(Code that draws figures)
◆ ◆ ◆ ◆

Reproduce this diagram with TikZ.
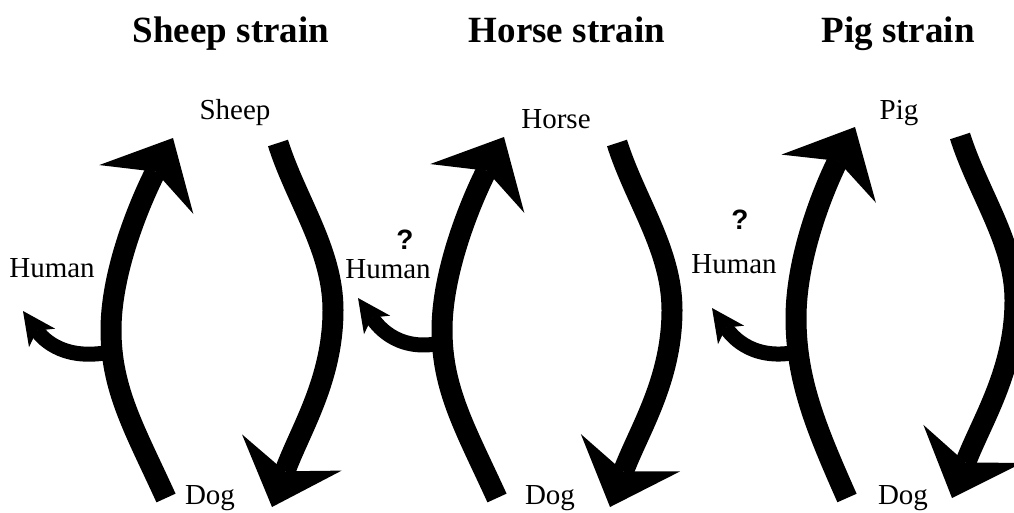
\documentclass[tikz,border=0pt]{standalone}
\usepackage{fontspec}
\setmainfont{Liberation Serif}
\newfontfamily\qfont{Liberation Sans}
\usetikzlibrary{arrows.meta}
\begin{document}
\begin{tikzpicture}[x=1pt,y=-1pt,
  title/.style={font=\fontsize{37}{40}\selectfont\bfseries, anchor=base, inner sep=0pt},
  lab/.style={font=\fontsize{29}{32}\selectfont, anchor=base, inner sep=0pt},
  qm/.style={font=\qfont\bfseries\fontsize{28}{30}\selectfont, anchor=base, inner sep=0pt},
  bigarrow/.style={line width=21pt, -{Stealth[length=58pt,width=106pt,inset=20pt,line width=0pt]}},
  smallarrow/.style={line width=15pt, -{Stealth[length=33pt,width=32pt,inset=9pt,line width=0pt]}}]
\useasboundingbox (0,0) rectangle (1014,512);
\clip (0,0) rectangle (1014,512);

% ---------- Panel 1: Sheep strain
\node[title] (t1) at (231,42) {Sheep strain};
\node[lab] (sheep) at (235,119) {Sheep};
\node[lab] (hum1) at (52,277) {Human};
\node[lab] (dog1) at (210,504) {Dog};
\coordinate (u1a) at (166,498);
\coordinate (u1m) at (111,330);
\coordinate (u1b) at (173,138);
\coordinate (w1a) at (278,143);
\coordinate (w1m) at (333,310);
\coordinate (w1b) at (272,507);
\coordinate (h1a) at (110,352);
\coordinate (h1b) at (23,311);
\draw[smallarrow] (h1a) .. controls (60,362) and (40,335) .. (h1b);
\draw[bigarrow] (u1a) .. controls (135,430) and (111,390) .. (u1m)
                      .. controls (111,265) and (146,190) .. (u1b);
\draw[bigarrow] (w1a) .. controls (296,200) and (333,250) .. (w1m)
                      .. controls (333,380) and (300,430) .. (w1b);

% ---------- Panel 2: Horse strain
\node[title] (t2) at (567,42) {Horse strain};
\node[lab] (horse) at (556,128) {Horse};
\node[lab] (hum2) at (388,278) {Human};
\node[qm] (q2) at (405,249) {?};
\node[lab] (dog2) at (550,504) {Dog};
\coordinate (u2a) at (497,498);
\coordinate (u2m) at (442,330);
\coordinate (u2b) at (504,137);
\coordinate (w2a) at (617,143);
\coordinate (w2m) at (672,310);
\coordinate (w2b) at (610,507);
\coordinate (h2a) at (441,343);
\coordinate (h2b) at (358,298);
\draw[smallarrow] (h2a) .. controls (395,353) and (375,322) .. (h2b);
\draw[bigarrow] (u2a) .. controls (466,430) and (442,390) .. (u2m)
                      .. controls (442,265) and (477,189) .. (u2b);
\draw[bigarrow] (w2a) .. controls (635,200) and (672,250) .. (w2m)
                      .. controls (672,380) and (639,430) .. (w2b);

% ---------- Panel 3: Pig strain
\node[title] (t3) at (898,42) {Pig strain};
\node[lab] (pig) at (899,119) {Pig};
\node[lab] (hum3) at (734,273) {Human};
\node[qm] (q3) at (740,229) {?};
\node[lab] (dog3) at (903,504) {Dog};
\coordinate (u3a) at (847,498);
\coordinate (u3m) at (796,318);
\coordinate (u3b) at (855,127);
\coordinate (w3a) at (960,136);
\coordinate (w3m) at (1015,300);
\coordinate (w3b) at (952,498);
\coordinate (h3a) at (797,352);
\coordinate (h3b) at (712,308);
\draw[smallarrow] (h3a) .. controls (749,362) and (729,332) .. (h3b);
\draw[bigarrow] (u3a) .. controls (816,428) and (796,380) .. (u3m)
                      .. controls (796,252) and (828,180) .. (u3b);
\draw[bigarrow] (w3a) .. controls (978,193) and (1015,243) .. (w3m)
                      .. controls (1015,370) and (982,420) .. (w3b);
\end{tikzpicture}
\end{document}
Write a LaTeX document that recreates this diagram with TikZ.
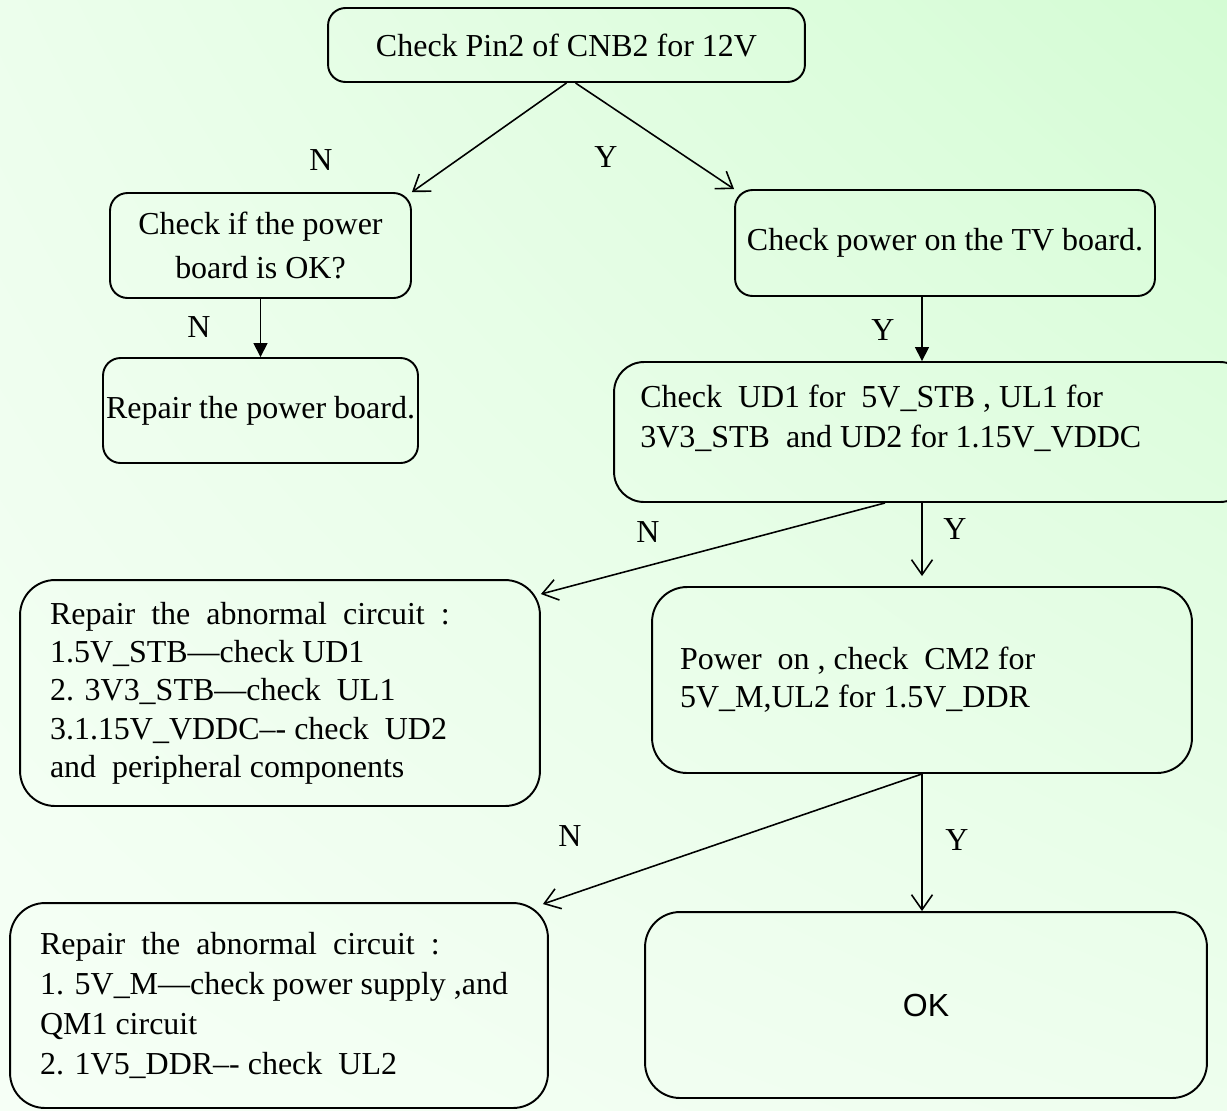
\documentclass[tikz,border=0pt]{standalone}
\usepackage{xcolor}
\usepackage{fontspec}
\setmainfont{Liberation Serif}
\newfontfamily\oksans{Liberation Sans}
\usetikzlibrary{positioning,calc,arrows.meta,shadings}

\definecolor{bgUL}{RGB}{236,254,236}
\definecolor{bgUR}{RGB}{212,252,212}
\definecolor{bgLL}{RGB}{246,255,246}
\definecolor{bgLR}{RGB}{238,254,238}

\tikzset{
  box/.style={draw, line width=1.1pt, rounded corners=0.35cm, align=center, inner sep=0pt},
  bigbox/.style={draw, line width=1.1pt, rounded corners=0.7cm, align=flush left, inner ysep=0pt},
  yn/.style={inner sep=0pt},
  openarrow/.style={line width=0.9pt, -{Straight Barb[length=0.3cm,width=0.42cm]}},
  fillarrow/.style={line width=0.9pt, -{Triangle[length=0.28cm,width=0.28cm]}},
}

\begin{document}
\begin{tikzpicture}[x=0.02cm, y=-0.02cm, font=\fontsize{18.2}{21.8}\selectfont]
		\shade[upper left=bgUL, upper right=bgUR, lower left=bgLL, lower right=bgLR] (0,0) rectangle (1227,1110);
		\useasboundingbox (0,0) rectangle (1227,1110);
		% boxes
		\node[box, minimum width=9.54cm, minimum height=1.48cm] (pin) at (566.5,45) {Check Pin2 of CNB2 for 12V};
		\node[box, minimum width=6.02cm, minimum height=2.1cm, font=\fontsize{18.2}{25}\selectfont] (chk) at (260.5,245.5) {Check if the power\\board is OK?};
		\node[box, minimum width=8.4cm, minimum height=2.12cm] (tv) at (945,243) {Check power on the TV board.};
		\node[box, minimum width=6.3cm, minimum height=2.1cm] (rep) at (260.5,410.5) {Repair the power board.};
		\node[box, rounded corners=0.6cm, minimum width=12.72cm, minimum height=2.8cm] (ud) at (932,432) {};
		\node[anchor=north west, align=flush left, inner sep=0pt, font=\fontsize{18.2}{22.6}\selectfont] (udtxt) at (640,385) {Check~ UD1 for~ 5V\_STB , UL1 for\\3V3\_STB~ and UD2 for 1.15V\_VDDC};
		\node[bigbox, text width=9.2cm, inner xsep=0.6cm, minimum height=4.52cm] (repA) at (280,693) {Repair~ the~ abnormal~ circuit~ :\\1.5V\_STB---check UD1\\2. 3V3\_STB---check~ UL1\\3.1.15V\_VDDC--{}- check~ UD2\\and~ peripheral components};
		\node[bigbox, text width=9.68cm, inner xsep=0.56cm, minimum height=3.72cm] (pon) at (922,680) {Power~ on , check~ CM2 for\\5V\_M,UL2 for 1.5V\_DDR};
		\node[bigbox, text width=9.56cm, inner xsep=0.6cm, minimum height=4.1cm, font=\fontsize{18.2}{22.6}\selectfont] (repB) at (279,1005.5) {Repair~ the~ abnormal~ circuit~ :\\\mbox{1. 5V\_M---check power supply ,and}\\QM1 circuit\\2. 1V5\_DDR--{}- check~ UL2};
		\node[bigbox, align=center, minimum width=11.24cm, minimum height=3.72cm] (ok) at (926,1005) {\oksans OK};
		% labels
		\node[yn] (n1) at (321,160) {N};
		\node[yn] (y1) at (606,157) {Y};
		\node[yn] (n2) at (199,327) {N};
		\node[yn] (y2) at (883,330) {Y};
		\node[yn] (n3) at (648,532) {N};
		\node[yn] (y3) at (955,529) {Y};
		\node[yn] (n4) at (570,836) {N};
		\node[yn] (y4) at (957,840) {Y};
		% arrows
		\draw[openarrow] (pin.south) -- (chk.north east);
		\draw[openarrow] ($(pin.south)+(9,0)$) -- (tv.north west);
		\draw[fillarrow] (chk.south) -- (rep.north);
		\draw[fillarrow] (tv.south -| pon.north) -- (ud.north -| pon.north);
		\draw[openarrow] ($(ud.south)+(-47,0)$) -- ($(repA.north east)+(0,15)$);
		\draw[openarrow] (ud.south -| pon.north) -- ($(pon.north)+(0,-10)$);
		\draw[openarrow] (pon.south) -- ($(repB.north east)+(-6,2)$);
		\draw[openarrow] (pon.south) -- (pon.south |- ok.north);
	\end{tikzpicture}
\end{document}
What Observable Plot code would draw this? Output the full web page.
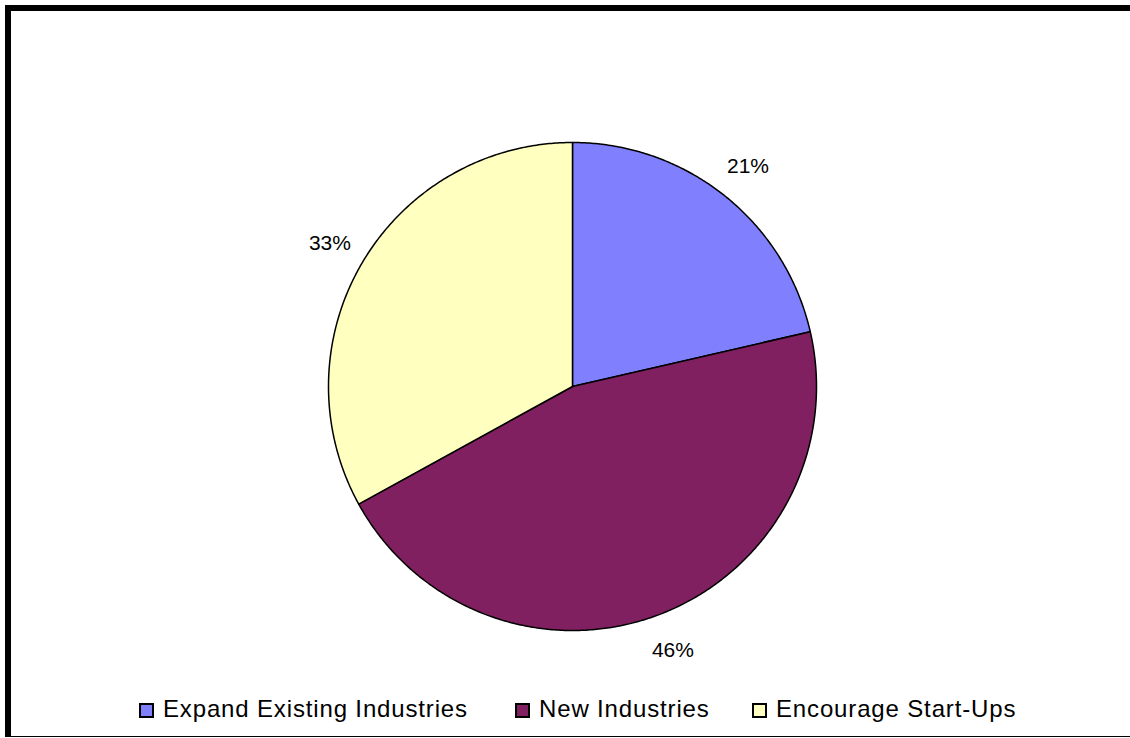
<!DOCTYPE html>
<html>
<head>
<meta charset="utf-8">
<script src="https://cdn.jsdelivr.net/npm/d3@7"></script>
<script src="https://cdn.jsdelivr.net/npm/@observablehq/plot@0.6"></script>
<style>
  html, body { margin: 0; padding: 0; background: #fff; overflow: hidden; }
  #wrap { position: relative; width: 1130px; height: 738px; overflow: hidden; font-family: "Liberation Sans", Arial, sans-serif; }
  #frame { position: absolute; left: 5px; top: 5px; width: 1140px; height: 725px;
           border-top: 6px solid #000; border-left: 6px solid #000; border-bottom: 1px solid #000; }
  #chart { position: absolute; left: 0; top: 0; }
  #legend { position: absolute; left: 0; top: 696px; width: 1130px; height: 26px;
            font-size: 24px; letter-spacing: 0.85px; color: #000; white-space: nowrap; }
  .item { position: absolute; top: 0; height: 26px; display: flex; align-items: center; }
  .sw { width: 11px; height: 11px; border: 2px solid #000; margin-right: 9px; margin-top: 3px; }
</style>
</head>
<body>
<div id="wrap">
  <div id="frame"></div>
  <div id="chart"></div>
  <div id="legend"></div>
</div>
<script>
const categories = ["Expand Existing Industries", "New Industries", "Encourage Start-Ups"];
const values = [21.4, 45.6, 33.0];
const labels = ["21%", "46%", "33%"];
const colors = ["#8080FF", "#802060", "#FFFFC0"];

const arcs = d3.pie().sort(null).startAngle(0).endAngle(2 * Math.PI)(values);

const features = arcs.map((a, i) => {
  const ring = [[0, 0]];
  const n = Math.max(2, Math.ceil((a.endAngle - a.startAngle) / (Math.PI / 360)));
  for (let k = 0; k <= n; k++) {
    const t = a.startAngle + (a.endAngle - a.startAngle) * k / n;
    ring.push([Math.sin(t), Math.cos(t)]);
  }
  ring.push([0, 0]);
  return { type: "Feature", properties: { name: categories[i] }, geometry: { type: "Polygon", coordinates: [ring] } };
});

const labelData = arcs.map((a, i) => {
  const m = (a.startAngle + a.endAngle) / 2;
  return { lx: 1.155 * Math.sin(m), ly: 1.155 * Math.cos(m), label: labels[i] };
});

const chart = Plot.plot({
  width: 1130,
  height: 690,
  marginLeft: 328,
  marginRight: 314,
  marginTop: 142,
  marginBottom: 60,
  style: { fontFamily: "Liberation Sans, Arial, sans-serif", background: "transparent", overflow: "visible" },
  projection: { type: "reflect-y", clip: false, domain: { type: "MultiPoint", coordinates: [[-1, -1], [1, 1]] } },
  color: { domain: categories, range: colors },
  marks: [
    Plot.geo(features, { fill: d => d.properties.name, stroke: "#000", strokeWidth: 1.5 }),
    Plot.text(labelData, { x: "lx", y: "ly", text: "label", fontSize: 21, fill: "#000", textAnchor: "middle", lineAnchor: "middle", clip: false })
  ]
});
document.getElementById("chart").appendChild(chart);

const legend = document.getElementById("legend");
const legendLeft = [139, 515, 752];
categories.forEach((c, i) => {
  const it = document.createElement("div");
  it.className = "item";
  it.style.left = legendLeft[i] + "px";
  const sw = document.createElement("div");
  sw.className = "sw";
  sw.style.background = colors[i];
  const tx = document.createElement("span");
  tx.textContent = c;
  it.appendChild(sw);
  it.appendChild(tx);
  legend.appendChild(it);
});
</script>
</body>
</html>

◆ ◆ ◆ ◆

* **CHALLENGE**
Print the data above verbatim from the first line through the line holding "(300,430) .. (w1b);", leaving every picture out.

* **WRITTEN RESPONSE**
Reproduce this diagram with TikZ.
\documentclass[tikz,border=0pt]{standalone}
\usepackage{fontspec}
\setmainfont{Liberation Serif}
\newfontfamily\qfont{Liberation Sans}
\usetikzlibrary{arrows.meta}
\begin{document}
\begin{tikzpicture}[x=1pt,y=-1pt,
  title/.style={font=\fontsize{37}{40}\selectfont\bfseries, anchor=base, inner sep=0pt},
  lab/.style={font=\fontsize{29}{32}\selectfont, anchor=base, inner sep=0pt},
  qm/.style={font=\qfont\bfseries\fontsize{28}{30}\selectfont, anchor=base, inner sep=0pt},
  bigarrow/.style={line width=21pt, -{Stealth[length=58pt,width=106pt,inset=20pt,line width=0pt]}},
  smallarrow/.style={line width=15pt, -{Stealth[length=33pt,width=32pt,inset=9pt,line width=0pt]}}]
\useasboundingbox (0,0) rectangle (1014,512);
\clip (0,0) rectangle (1014,512);

% ---------- Panel 1: Sheep strain
\node[title] (t1) at (231,42) {Sheep strain};
\node[lab] (sheep) at (235,119) {Sheep};
\node[lab] (hum1) at (52,277) {Human};
\node[lab] (dog1) at (210,504) {Dog};
\coordinate (u1a) at (166,498);
\coordinate (u1m) at (111,330);
\coordinate (u1b) at (173,138);
\coordinate (w1a) at (278,143);
\coordinate (w1m) at (333,310);
\coordinate (w1b) at (272,507);
\coordinate (h1a) at (110,352);
\coordinate (h1b) at (23,311);
\draw[smallarrow] (h1a) .. controls (60,362) and (40,335) .. (h1b);
\draw[bigarrow] (u1a) .. controls (135,430) and (111,390) .. (u1m)
                      .. controls (111,265) and (146,190) .. (u1b);
\draw[bigarrow] (w1a) .. controls (296,200) and (333,250) .. (w1m)
                      .. controls (333,380) and (300,430) .. (w1b);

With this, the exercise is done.